Stated problem
From the first line of the data below through the line bearing "scan_start, scan_step, scan_end", reproduce each line exactly; do not include pictures.

Exercise materials
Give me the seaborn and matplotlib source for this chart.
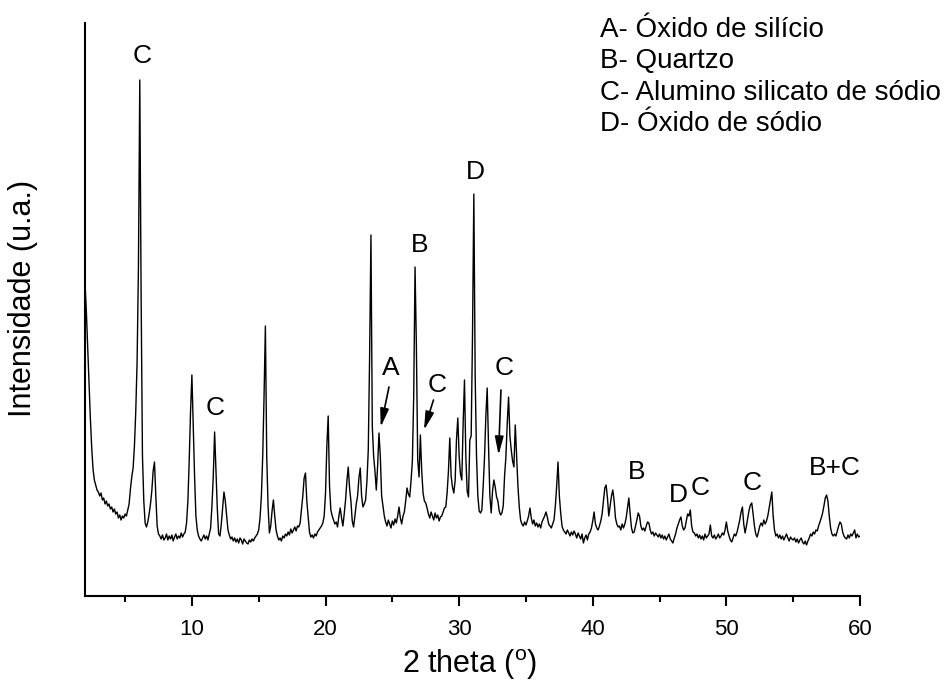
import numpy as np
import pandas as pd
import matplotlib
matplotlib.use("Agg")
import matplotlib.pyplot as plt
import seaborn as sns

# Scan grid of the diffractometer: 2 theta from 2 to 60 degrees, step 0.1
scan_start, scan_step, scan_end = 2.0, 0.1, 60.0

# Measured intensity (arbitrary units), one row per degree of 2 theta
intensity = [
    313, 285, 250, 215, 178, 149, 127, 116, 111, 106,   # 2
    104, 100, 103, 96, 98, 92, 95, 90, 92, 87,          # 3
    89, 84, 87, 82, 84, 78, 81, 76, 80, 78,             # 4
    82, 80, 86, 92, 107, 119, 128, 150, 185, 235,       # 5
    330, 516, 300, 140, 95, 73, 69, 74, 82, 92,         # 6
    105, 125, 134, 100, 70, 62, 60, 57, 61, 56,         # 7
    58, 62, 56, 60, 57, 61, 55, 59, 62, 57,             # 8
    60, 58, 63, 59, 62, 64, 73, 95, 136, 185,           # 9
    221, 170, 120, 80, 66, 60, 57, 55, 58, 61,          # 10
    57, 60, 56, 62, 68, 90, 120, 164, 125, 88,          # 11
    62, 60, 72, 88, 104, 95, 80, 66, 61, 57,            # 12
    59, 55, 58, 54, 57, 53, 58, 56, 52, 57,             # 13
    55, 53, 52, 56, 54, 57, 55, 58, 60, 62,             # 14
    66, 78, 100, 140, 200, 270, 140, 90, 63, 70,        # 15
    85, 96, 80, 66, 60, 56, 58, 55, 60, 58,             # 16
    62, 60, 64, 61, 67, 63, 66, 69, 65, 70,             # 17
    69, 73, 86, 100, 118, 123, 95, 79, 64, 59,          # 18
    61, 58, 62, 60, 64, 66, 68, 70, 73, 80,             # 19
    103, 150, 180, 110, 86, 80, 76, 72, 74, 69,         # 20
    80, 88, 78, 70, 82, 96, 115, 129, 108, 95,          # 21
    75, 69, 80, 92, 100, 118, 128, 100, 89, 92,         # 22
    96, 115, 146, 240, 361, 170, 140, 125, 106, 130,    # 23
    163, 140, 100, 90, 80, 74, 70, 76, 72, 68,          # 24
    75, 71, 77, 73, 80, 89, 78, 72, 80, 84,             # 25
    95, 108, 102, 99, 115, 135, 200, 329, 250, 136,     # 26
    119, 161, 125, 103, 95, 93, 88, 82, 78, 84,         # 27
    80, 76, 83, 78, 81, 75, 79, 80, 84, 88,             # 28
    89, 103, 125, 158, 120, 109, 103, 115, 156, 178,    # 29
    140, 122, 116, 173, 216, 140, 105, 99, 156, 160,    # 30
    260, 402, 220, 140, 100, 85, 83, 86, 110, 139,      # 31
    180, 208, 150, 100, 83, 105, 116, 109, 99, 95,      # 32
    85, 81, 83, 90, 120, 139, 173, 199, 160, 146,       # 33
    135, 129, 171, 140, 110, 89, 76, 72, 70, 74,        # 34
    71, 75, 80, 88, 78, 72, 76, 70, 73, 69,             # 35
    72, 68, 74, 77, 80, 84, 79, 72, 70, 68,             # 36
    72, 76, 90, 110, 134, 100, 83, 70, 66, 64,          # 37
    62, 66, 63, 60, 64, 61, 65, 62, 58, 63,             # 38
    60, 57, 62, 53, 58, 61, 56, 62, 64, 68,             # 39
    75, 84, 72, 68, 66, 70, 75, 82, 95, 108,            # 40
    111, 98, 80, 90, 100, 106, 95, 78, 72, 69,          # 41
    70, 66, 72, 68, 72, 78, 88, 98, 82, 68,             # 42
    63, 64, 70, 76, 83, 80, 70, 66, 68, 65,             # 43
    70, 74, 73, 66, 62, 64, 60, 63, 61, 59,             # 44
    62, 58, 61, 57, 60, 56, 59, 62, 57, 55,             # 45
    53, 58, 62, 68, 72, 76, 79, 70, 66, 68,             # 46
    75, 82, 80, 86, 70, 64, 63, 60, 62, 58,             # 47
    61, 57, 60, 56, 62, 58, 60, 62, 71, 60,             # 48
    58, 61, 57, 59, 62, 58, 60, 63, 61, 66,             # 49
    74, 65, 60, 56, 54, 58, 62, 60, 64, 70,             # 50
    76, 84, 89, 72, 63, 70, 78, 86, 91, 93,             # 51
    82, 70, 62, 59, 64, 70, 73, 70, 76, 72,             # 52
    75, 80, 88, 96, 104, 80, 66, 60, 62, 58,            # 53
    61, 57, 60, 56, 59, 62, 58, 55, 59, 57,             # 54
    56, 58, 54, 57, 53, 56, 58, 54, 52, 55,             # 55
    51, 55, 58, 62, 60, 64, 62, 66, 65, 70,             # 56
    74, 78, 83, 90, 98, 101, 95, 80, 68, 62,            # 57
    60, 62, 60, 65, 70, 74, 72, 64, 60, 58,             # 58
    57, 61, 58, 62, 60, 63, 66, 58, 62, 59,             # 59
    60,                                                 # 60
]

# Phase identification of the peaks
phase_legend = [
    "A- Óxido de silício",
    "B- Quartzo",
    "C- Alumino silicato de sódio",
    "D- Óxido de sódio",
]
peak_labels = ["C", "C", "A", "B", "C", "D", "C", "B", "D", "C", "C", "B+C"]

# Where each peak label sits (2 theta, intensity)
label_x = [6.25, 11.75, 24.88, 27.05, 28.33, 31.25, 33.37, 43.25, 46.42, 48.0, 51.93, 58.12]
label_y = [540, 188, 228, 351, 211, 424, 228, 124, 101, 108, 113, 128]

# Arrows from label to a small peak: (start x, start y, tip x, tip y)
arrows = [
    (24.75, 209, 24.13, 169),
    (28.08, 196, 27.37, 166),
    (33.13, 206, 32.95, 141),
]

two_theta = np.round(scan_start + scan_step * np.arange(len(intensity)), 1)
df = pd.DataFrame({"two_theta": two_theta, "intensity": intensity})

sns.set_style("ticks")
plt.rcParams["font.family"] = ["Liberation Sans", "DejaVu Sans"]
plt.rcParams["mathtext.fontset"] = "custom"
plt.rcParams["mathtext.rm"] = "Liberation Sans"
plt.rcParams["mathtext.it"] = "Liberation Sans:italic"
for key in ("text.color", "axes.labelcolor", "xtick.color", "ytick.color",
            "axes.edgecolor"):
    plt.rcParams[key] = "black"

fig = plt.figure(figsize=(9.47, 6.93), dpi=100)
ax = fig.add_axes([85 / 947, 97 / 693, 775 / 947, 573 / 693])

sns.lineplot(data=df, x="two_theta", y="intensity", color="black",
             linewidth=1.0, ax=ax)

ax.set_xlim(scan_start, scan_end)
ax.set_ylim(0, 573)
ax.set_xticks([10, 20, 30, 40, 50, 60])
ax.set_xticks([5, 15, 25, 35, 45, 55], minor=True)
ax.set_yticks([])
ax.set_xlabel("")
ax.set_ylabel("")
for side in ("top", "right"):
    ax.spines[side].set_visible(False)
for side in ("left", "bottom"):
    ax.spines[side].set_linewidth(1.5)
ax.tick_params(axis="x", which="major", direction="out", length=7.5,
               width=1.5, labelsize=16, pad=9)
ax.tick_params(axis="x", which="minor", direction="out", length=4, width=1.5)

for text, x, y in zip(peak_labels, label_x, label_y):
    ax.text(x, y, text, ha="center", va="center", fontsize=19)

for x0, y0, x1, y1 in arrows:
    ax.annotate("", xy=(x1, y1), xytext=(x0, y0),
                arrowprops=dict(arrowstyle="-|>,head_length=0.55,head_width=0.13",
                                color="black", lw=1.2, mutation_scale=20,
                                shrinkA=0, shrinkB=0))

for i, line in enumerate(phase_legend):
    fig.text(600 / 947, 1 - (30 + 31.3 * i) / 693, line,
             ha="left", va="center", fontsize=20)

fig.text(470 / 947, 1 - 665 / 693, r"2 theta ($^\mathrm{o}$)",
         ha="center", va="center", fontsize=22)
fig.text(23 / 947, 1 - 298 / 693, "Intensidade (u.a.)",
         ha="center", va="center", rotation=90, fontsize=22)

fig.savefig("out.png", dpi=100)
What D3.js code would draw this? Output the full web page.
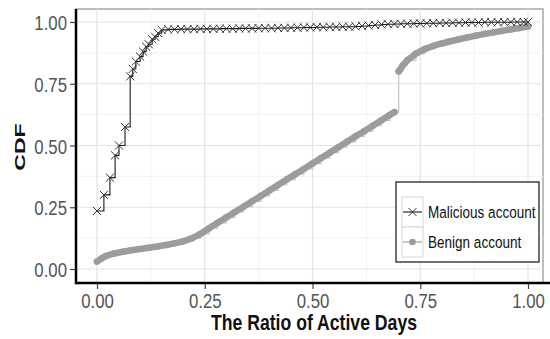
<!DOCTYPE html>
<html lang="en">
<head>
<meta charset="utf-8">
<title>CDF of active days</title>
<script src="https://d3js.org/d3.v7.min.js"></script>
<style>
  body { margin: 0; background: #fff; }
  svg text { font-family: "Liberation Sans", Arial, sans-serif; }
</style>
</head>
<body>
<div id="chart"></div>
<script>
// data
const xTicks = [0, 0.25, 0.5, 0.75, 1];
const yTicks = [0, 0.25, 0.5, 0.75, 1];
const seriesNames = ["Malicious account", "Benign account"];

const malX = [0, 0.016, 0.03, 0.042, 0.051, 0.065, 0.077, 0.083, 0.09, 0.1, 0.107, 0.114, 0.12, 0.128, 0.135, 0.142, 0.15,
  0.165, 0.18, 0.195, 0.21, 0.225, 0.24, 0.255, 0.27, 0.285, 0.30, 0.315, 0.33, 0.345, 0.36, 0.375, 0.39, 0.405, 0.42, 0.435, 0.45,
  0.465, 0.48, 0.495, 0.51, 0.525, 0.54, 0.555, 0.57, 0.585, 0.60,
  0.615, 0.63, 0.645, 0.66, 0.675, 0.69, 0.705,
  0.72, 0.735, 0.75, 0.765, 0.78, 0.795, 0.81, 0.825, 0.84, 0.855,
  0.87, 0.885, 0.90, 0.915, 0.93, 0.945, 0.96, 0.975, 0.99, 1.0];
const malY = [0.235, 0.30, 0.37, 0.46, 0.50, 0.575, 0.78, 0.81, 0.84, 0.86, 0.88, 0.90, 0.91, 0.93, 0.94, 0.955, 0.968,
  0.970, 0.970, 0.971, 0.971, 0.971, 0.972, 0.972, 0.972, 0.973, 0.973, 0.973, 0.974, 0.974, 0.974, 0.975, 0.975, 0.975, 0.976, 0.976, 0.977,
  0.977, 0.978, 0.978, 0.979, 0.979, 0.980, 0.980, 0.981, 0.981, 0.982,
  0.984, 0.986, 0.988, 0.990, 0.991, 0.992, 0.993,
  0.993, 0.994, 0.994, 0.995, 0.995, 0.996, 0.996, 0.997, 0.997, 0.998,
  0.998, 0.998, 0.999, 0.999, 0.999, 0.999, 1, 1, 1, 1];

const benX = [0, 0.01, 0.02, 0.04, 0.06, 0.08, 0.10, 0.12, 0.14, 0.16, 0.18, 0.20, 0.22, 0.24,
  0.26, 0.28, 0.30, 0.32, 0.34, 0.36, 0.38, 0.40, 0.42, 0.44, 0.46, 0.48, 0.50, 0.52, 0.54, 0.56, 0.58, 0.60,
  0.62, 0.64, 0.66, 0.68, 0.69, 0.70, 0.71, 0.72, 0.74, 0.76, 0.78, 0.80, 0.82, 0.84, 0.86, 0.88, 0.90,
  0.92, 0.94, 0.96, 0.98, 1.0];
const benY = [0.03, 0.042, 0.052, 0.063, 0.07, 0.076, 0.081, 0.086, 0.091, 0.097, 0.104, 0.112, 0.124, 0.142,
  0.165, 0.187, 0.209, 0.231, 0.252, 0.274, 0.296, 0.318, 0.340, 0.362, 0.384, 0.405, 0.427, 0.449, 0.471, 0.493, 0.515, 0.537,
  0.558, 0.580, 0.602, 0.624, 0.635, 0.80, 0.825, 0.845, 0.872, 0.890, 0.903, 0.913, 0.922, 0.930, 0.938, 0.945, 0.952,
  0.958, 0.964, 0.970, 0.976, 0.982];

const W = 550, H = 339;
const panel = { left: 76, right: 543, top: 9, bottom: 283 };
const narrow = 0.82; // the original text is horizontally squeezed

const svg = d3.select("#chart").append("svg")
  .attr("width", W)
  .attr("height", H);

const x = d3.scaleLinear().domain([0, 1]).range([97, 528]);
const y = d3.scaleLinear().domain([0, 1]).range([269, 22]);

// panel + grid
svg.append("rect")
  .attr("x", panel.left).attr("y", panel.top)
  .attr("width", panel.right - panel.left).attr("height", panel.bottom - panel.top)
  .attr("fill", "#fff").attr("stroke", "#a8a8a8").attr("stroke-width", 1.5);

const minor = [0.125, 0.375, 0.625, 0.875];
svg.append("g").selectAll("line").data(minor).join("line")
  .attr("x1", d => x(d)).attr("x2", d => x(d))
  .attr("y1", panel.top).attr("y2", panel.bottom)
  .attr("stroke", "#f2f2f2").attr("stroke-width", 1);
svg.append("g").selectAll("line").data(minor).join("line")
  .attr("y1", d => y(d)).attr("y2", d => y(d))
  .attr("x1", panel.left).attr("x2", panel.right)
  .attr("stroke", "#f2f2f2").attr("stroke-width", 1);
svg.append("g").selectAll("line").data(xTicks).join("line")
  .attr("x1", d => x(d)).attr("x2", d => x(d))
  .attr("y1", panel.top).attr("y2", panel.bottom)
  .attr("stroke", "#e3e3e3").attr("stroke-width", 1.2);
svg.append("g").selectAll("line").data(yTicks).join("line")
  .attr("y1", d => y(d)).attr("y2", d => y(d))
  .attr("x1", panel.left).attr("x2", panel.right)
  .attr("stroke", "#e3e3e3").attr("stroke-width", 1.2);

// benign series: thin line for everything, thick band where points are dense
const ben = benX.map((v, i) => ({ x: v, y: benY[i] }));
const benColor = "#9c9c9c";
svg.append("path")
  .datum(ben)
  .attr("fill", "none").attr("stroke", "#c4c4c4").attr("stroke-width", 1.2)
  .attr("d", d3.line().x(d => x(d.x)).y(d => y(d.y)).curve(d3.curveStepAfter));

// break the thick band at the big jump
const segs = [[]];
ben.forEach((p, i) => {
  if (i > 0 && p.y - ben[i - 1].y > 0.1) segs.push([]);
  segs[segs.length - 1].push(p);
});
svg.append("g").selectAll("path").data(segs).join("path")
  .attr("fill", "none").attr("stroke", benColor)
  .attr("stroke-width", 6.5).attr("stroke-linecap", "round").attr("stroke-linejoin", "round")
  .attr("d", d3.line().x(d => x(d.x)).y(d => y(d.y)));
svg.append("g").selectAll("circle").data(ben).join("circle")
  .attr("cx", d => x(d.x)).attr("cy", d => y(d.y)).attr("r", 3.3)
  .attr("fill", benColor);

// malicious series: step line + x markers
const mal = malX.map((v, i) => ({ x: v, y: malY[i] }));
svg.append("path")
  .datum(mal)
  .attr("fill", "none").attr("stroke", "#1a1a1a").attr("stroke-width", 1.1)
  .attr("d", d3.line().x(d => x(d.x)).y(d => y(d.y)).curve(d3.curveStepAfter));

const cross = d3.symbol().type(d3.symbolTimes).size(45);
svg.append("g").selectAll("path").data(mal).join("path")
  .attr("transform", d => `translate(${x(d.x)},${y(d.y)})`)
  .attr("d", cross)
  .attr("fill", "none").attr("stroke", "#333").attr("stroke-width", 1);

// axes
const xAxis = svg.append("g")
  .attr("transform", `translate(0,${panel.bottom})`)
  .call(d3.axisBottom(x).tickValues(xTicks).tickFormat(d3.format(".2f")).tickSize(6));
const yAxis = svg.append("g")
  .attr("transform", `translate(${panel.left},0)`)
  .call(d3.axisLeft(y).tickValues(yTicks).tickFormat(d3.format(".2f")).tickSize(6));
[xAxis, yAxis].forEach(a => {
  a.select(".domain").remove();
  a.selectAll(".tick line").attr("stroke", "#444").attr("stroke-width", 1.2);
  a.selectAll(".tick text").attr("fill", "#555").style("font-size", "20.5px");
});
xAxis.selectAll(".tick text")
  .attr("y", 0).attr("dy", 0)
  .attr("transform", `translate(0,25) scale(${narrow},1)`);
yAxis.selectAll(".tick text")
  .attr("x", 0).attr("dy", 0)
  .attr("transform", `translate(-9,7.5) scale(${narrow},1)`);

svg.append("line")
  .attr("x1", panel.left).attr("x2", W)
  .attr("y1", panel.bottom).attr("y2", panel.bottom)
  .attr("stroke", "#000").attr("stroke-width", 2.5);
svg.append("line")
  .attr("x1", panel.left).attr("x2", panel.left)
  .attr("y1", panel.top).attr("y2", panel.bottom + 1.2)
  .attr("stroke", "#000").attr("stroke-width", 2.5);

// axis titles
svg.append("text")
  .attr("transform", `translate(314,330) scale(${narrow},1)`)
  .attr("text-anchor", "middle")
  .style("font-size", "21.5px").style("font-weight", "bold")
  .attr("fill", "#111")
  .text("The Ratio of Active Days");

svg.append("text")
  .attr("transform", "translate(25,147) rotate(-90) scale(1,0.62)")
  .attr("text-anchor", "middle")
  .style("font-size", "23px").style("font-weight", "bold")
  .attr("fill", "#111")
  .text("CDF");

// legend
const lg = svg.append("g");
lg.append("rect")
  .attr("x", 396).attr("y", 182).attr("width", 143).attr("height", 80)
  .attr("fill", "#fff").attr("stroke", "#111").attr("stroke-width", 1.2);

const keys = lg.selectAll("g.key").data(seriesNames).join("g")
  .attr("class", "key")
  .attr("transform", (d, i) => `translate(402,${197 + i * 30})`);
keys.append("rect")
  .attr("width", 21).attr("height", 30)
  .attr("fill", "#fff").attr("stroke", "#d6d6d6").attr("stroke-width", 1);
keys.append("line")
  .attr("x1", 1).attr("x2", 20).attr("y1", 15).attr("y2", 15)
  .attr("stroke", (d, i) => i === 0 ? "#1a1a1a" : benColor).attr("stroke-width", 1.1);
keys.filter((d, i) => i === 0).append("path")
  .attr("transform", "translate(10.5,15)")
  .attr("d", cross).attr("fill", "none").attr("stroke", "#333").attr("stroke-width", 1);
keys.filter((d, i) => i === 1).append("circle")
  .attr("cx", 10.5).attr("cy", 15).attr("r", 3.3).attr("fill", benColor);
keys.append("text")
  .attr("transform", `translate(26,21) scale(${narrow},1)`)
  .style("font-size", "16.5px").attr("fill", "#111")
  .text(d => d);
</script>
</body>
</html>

The result
Give me the seaborn and matplotlib source for this chart.
import numpy as np
import pandas as pd
import matplotlib
matplotlib.use("Agg")
import matplotlib.pyplot as plt
import seaborn as sns

# Scan grid of the diffractometer: 2 theta from 2 to 60 degrees, step 0.1
scan_start, scan_step, scan_end = 2.0, 0.1, 60.0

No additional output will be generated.